Jeudi, Kamala Harris a visité une clinique d'interruption de grossesse dans l'État américain du Minnesota. C'est un fait plutôt remarquable dans la mesure où l'avortement est un sujet sensible aux Etats-Unis.
Pour rappel, en juin 2022, la Cour suprême a décidé de renverser l'arrêt «Roe v. Wade», rendant ainsi possible l'interdiction de l'avortement dans de nombreux États américains. Selon un sondage de la KFF publié la semaine dernière, un électeur américain sur huit indique désormais que l'avortement est le sujet le plus important pour lui lors des élections présidentielles de 2024.
Lutte pour l'avortement
Le fait que Kamala Harris se voit donc confier ce dossier largement délicat est à première vue surprenant. Mais en observant de plus près, il n'est pas si absurde que ce soit Kamala Harris qui sillonne les États-Unis avec une tournée en faveur de l'avortement.
«Nous nous devons d'être une nation qui fait confiance aux femmes», a-t-elle déclaré. Les «attaques contre le droit individuel à prendre des décisions qui concernent son propre corps sont scandaleuses», a ajouté la colistière de Joe Biden pour l'élection présidentielle de novembre, qui mène depuis janvier une tournée nationale consacrée à la défense du droit à l'avortement.

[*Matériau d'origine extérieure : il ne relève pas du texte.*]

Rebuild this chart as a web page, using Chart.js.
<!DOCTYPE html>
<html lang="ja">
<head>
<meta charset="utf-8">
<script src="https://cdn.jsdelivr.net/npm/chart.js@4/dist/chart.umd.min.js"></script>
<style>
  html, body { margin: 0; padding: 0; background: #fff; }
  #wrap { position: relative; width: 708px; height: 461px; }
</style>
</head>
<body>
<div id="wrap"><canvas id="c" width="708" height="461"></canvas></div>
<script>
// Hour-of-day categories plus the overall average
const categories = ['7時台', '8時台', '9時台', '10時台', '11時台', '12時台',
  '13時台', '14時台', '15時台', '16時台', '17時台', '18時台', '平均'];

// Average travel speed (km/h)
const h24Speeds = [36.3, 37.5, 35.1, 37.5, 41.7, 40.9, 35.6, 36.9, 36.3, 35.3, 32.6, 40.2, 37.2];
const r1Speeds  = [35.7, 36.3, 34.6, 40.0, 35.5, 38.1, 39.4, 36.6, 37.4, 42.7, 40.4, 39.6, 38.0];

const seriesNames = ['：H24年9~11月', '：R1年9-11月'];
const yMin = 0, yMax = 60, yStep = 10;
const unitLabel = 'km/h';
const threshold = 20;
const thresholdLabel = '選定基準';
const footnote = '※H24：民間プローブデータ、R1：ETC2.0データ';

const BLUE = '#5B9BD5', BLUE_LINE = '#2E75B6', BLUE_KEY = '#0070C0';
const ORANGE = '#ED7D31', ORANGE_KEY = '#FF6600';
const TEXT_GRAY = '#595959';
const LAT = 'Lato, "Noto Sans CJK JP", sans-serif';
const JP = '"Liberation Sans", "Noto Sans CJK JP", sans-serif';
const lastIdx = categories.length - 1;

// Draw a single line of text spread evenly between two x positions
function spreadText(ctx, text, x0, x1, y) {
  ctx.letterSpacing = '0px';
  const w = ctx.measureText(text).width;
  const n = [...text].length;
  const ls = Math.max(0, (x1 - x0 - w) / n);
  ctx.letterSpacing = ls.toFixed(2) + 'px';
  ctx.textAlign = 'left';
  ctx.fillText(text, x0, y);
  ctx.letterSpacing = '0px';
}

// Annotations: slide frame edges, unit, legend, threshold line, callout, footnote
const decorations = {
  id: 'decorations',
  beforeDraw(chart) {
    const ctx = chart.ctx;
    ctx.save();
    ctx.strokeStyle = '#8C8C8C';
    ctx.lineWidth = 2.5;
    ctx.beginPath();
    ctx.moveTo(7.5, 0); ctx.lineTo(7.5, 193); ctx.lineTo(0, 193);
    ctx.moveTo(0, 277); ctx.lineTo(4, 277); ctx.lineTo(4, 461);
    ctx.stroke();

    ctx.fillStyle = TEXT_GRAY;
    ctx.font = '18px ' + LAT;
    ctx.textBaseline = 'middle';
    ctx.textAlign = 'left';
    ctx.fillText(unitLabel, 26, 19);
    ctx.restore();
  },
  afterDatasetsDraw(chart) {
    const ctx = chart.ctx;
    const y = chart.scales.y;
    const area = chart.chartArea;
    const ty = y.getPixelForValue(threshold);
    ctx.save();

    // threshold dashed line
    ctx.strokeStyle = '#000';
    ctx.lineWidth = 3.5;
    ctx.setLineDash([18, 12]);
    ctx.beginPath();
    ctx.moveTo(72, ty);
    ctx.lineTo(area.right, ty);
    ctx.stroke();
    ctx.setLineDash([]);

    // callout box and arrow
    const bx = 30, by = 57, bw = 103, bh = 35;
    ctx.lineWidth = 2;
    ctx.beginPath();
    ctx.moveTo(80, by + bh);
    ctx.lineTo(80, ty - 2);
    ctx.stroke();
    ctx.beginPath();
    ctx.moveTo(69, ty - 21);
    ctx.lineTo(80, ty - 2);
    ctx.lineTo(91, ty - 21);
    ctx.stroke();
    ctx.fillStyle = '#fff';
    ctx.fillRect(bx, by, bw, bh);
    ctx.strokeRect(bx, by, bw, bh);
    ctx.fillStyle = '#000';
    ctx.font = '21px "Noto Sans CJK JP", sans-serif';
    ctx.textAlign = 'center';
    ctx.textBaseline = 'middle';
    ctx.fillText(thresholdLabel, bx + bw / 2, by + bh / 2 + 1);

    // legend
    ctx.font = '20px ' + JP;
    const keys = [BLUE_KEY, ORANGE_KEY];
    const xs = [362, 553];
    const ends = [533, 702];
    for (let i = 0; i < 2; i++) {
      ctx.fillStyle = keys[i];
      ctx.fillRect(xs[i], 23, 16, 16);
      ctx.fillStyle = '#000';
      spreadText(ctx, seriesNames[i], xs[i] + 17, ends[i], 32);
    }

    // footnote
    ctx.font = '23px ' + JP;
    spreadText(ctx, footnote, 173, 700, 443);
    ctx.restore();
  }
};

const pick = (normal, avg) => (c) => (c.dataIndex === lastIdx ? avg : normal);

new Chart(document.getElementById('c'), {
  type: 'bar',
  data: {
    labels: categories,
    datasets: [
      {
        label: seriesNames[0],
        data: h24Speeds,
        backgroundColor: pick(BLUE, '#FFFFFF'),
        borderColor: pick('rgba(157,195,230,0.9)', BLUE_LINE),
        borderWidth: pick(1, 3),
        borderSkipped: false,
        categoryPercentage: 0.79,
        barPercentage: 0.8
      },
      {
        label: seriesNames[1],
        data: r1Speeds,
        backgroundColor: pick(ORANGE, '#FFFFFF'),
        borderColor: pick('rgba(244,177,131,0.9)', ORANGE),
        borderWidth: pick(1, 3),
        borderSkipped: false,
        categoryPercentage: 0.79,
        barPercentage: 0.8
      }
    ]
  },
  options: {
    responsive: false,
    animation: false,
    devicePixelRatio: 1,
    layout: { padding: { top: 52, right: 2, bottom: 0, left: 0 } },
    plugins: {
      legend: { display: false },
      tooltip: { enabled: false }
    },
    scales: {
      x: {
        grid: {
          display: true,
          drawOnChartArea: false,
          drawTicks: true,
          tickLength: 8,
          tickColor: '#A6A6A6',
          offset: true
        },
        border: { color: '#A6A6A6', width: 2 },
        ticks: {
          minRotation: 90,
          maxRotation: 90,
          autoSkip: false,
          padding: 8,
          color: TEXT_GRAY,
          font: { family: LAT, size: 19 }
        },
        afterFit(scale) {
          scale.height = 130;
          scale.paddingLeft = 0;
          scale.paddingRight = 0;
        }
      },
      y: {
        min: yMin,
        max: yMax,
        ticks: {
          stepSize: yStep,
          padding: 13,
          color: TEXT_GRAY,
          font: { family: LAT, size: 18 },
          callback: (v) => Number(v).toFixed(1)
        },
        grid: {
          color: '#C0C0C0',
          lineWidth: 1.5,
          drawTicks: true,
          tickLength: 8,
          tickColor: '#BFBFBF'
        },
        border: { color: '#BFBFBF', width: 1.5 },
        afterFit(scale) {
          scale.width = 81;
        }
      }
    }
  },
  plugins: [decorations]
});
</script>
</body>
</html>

Le bilan de Biden en matière de droits à l'avortement et sa capacité à en parler sont plutôt maigres comparés à ses homologues. Biden, un fervent catholique, a déclaré qu'il ne pensait personnellement «pas grand chose» de l'avortement. Et bien que le président américain ait souligné la menace qui pèse sur la «liberté de reproduction» dans son discours sur l'état de l'Union devant le Congrès la semaine dernière, il n'a pas osé prononcer le mot «avortement». Tout le contraire de Kamala Harris, qui a inscrit en grand la lutte pour «l'accès à l'avortement».
Longueur d'avance sur Gaza
Il en va de même pour un autre thème central de la campagne actuelle: la guerre au Proche-Orient. Là aussi, Biden ne parvient pas à donner à son électorat ce qu'il attend de lui. La situation est si grave que le président américain a perdu un grand nombre de voix lors des élections primaires dans l'État du Michigan, parce qu'il a refusé de cesser son soutien à Israël.

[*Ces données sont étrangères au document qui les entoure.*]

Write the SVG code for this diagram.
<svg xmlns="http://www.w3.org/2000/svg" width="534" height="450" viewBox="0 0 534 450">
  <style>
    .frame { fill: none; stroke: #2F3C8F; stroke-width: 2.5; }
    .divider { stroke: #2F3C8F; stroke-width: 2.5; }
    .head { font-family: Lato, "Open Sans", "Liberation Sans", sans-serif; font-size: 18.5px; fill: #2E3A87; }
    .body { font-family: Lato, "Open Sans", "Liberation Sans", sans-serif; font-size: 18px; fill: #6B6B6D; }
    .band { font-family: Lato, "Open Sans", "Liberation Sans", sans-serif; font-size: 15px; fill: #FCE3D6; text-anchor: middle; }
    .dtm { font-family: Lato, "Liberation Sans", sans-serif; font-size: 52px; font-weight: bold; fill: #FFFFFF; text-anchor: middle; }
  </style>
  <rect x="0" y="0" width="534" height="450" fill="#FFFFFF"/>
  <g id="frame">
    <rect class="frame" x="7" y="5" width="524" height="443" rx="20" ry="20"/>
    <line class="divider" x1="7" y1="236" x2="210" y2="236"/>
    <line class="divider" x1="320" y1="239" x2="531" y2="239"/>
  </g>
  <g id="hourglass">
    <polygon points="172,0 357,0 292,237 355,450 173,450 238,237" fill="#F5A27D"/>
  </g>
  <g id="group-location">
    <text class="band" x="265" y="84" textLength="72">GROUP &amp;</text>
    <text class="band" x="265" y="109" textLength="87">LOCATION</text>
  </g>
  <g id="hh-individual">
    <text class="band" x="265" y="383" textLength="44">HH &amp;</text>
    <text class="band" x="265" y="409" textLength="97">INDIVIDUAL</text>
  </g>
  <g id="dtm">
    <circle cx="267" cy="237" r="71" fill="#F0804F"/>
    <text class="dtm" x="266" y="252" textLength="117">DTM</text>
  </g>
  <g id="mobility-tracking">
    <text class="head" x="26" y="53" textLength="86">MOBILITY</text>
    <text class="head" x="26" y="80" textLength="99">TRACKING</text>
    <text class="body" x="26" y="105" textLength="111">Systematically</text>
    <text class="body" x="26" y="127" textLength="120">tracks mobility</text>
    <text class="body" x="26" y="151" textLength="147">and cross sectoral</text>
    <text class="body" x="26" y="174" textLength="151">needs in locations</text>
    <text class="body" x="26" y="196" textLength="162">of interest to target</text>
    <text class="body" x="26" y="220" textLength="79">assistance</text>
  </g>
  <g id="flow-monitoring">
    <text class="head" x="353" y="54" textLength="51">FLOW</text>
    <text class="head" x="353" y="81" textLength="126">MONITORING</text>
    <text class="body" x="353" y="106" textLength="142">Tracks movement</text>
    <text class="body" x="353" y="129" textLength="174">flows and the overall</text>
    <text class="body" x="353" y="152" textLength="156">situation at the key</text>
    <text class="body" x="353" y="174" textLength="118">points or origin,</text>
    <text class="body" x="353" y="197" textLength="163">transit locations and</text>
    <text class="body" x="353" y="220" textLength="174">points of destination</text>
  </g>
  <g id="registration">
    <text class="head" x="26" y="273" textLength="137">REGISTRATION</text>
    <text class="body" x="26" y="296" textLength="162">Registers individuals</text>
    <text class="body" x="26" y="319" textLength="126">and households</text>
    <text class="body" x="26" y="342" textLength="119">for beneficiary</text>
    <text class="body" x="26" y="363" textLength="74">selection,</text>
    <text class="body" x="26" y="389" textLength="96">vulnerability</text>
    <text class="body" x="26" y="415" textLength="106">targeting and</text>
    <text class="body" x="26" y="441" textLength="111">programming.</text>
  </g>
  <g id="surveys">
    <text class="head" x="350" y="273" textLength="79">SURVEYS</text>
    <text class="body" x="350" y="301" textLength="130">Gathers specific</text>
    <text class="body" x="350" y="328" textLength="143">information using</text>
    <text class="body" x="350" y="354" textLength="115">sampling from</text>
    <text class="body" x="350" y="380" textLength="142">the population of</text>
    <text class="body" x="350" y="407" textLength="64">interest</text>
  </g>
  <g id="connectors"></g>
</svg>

Là aussi, la discrète Kamala Harris prend le relais. Ce week-end, elle s'est exprimée en Alabama. «Les gens ont faim à Gaza. Les conditions sont inhumaines. Et notre humanité commune nous oblige à agir», a lancé la vice-présidente avant d'insister: «Vu l'ampleur incommensurable de la souffrance à Gaza, il doit y avoir un cessez-le-feu immédiat!» Le public a réagi par un tonnerre d'applaudissements. De nombreux Américains, en colère contre Biden pour son alliance avec Israël, ont entendu de Kamala Harris ce qui manquait dans les discours du président.
Quelques jours plus tard, les Etats-Unis décidaient d'envoyer de l'aide à la bande de Gaza. Le discours enflammé de Kamala Harris a-t-il joué un rôle dans cette décision? Aucun moyen de le savoir. Mais quoi qu'il en soit, cela montre que la colistière de Biden sait exactement sur quels thèmes il faut miser. Lors de la conférence sur la sécurité de Munich il y a quelques semaines, Kamala Harris a également convaincu en tant que remplaçant de Biden par d'excellentes performances diplomatiques.
Elle met les bouchées doubles
Pendant longtemps, Kamala Harris semblait se contenter d'un faible second rôle en tant que vice-présidente. Désormais, elle se montre plus souvent et avec plus d'assurance dans la campagne électorale qui s'annonce serrée. Et la population américaine lui en est reconnaissante.
Certes, sa cote de popularité reste assez mauvaise – seuls 39% des Américains sont positifs à son égard – mais Kamala Harris suscite l'enthousiasme des jeunes électeurs noirs et féminins. La députée démocrate Victoria Escobar a notamment déclaré: «Kamala Harris va continuer à développer cet enthousiasme, surtout parmi les groupes démographiques dont nous avons besoin. Nous avons besoin des femmes noires, et celles-ci, tout comme les Latinas et d'autres, l'aiment.»